Roots Round-Up (Abigail Lapell, Scott H Biram, Reyna Tropical and more) | Songlines
Wednesday, May 15, 2024

Roots Round-Up (Abigail Lapell, Scott H Biram, Reyna Tropical and more)

By Devon Leger

A selection of essential releases from the US and Canada including new albums from Creekbed Carter Hogan, Abigail Lapell and Reyna Tropical

Abigaillapell2023 Jensquires 177C (1)

Abigail Lapell © Jen Squires

With songs that speak of apiaries and medieval religious parables, and powerful fingerstyle guitar reminiscent of Nick Drake, folk songwriter Creekbed Carter Hogan pulls from an eclectic bag of influences on his album Creekbed Carter (Gar Hole Records ★★★★). Some influences come from Carter’s Catholic upbringing, perhaps now a point of contention as they are a queer, trans artist living in an increasingly frustrating and dangerous country. With ‘If I Was’, Carter complains bitterly about how Americans care more for guns than people. Carter’s literate songwriting also traces back to their background as a fiction writer and teacher. Still, there’s no fiction as strange as America’s current Dantean hellscape and Carter’s the kind of artist to help us navigate it.

Canadian singer-songwriter Abigail Lapell seems incapable of writing a bad song. Her new album, Anniversary (Outside Music ★★★★), once again shows why she’s one of the best folk songwriters in the country. She’s said that the new album is about exploring the contradictory nature of pop culture’s idea of love. She’s subverting songwriting tropes, trying to hunt for the deeper emotions beneath the lipstick gloss. ‘Diamonds are a dime-a-dozen,’ she sings on the opening track, ‘take my hand and don’t stop runnin’.’ Lapell’s songs on Anniversary touch on grief as well, and religious iconography. She’s tackling huge topics with a deft subtlety that’s rare. Lapell recorded the album in an old church in Ontario, inviting Canadian indie band Great Lake Swimmers to join her on some glorious duets (that band’s frontman Tony Dekker co-produced the album with her). Lapell’s songs just get better and better over the years.

Banjo player and singer Kendl Winter’s music has always sounded like the rainy Pacific Northwest landscapes where she grew up.

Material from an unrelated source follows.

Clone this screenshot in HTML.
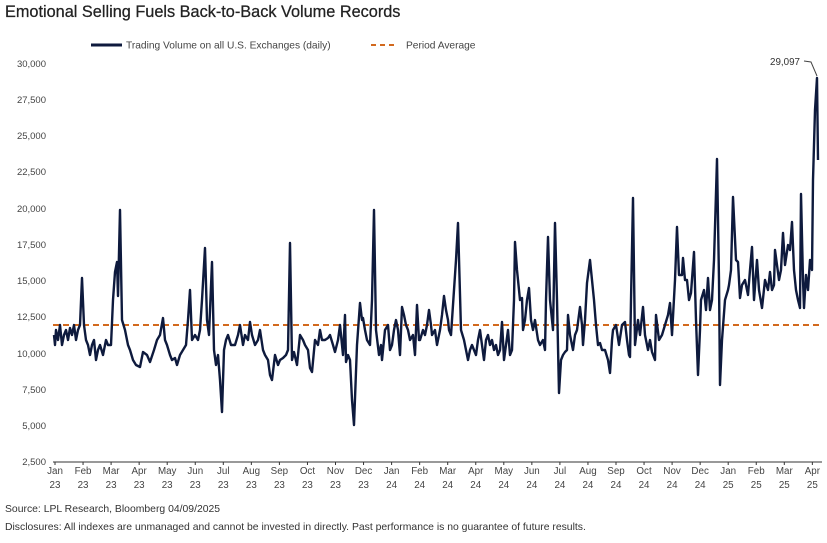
<!DOCTYPE html>
<html><head><meta charset="utf-8"><style>
body{margin:0;background:#fff;width:827px;height:538px;overflow:hidden;font-family:"Liberation Sans",sans-serif}
</style></head><body>
<svg width="827" height="538" viewBox="0 0 827 538" xmlns="http://www.w3.org/2000/svg" font-family="Liberation Sans, sans-serif">
<text x="5" y="17" font-size="16.3" fill="#222" stroke="#222" stroke-width="0.25">Emotional Selling Fuels Back-to-Back Volume Records</text>
<line x1="91" y1="45" x2="122" y2="45" stroke="#0e1a3d" stroke-width="3"/>
<text x="126" y="48.5" font-size="10.2" fill="#444">Trading Volume on all U.S. Exchanges (daily)</text>
<line x1="371" y1="45" x2="397" y2="45" stroke="#d2691e" stroke-width="2" stroke-dasharray="5,4"/>
<text x="406" y="48.5" font-size="10.2" fill="#444">Period Average</text>
<g font-size="9.5" fill="#444" text-anchor="end">
<text x="46" y="67">30,000</text><text x="46" y="103">27,500</text><text x="46" y="139">25,000</text>
<text x="46" y="175">22,500</text><text x="46" y="212">20,000</text><text x="46" y="248">17,500</text>
<text x="46" y="284">15,000</text><text x="46" y="320">12,500</text><text x="46" y="357">10,000</text>
<text x="46" y="393">7,500</text><text x="46" y="429">5,000</text><text x="46" y="465">2,500</text>
</g>
<line x1="53" y1="462" x2="822" y2="462" stroke="#333" stroke-width="1"/>
<g id="ticks" stroke="#333" stroke-width="1"></g>
<g font-size="9.8" fill="#444" text-anchor="middle" id="xl"></g>
<line x1="53" y1="325" x2="822" y2="325" stroke="#d2691e" stroke-width="2" stroke-dasharray="6,4"/>
<polyline fill="none" stroke="#0e1a3d" stroke-width="2.4" stroke-linejoin="round" points="
54,335 55,345 56,330 58,340 60,325 62,345 64,335 66,330 68,340 70,328 72,335 74,325 76,340 78,330 80,325 82,278 84,325 86,340 88,345 90,355 92,345 94,340 96,360 98,350 100,345 103,355 106,340 108,345 111,345 113,300 115,272 117,262 118,296 120,210 122,320 125,330 128,345 130,350 133,360 136,365 140,367 143,352 147,355 150,362 154,350 157,340 160,335 163,318 165,340 167,345 170,355 172,360 175,358 177,365 180,355 183,350 186,345 188,320 190,290 192,340 195,335 198,340 200,330 202,300 205,248 207,320 209,335 212,262 214,350 216,365 218,355 220,380 222,412 224,350 226,340 228,335 231,345 235,345 238,335 240,325 243,345 245,335 248,340 250,322 252,335 255,345 258,340 260,330 263,350 265,355 268,360 270,375 272,380 275,355 278,365 280,360 283,358 286,355 288,350 290,243 292,360 294,352 297,365 300,335 303,340 305,345 308,350 310,368 312,372 315,340 318,345 320,330 322,340 325,340 328,338 330,335 333,345 335,352 338,340 340,325 343,355 345,315 346,362 348,355 350,360 352,400 354,425 357,345 360,303 362,320 363,318 365,330 367,340 370,345 372,300 374,210 376,330 379,355 381,345 382,360 385,330 388,325 390,350 392,345 394,330 396,320 398,330 400,355 402,307 404,315 406,325 408,330 410,340 413,335 415,355 417,305 419,340 420,340 423,330 425,335 427,325 429,310 431,325 432,335 435,330 437,345 440,330 442,315 444,296 446,310 448,320 449,330 451,335 454,290 456,260 458,223 461,330 464,340 466,350 468,360 470,350 472,345 474,350 476,355 478,340 480,330 482,345 484,360 486,340 488,335 490,345 492,340 494,350 496,345 498,355 500,350 502,322 504,360 506,345 508,330 510,355 512,350 514,300 515,242 517,270 520,300 522,298 523,330 525,320 527,300 529,288 531,320 533,330 535,320 538,340 540,345 543,340 545,350 546,300 548,237 550,300 553,330 555,223 557,300 559,393 561,360 563,355 565,352 567,350 568,315 570,335 573,350 575,335 577,330 580,307 582,325 583,345 585,320 587,283 590,260 592,280 594,300 596,325 598,345 600,343 602,350 605,350 608,360 610,373 612,340 613,330 616,325 619,345 622,325 625,322 627,340 629,355 630,357 631,300 633,198 635,345 638,320 640,335 643,307 645,335 648,350 650,340 652,352 655,360 656,315 659,340 662,335 665,325 668,315 670,303 672,335 675,280 677,227 679,275 682,275 683,258 685,280 687,280 689,300 691,293 694,252 696,320 698,375 700,330 701,300 704,290 706,310 708,278 710,310 712,300 714,260 715,227 717,159 719,280 720,385 722,340 725,300 728,290 729,285 731,270 733,197 736,260 738,262 740,298 742,285 745,280 748,295 750,270 752,247 754,300 757,260 759,290 762,308 765,280 768,290 770,272 772,290 774,285 775,250 777,265 779,280 781,270 783,233 785,265 788,245 790,250 792,222 794,270 796,290 798,300 800,308 801,194 803,280 804,308 806,275 808,290 810,260 812,270 813,180 815,110 817,78 818,160"/>
<polyline fill="none" stroke="#444" stroke-width="1" points="804,61 811,62 817,76"/>
<text x="800" y="65" font-size="9.8" fill="#333" text-anchor="end">29,097</text>
<text x="5" y="512" font-size="10.4" fill="#333">Source: LPL Research, Bloomberg 04/09/2025</text>
<text x="5" y="530" font-size="10.4" fill="#333">Disclosures: All indexes are unmanaged and cannot be invested in directly. Past performance is no guarantee of future results.</text>
<script>
var m=["Jan","Feb","Mar","Apr","May","Jun","Jul","Aug","Sep","Oct","Nov","Dec"];
var t=document.getElementById("ticks"),xl=document.getElementById("xl"),ns="http://www.w3.org/2000/svg";
for(var i=0;i<28;i++){var x=55+i*28.05;
var l=document.createElementNS(ns,"line");l.setAttribute("x1",x);l.setAttribute("x2",x);l.setAttribute("y1",462);l.setAttribute("y2",465);t.appendChild(l);
var a=document.createElementNS(ns,"text");a.setAttribute("x",x);a.setAttribute("y",474);a.textContent=m[i%12];xl.appendChild(a);
var b=document.createElementNS(ns,"text");b.setAttribute("x",x);b.setAttribute("y",488);b.textContent=String(23+Math.floor(i/12));xl.appendChild(b);}
</script>
</svg>
</body></html>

She’s known for her work as a duo in The Lowest Pair and was signed to venerable indie grunge label K Records, so her new turn as a solo banjo meditationalist for the album Banjo Mantras (Delicata Records ★★★★) comes as a bit of a surprise. A lo-fi album of clawhammer banjo instrumentals, Winter developed these mantras as daily experiments to share on social media, bringing a little calm and reflection into the world. Winter’s deft melodies and creative calm are a real balm on this album.

The debut full-length, Malegría (Psychic Hotline ★★★★), from guitarist and songwriter Fabi Reyna aka Reyna Tropical is a dizzying kaleidoscope of Latin American roots music. Reyna’s also the editor of She Shreds, the first magazine for women and non-binary guitarists, so she’s got a discerning ear for music. The songs on Malegría touch on indie-rock at times more than folk, but the underpinning rhythms and ideas come from Reyna’s many travels in Latin America, especially drawing on sounds from Colombia, Mexico and Puerto Rico. There’s no small amount of Manu Chao influence here either, the album title itself coming from a Chao song. It’s a diasporic album, defined by a search for home and belonging, and built around a queer, anti-colonialist perspective.

Checking out the new album, The One & Only Scott H Biram (Bloodshot Records ★★★★) from blues shouter Scott H Biram is like travelling back in time to the early 2000s. Even the album art is a throwback. Way back then, Biram was building his name with roughneck vocals sung out through a bunch of scratchy vintage mics, stomping along onstage. He helped form an army of white blues dudes copying this style, but nobody ever got close to the way he could blend country blues, fire-and-brimstone gospel, rowdy honky-tonk and introspective songwriting so effortlessly. There’s only ever been one Scott H Biram and this album on the newly returned Bloodshot Records shows that even if he’s feeling a bit rough around the edges, he still hasn’t lost his trademark ferocity.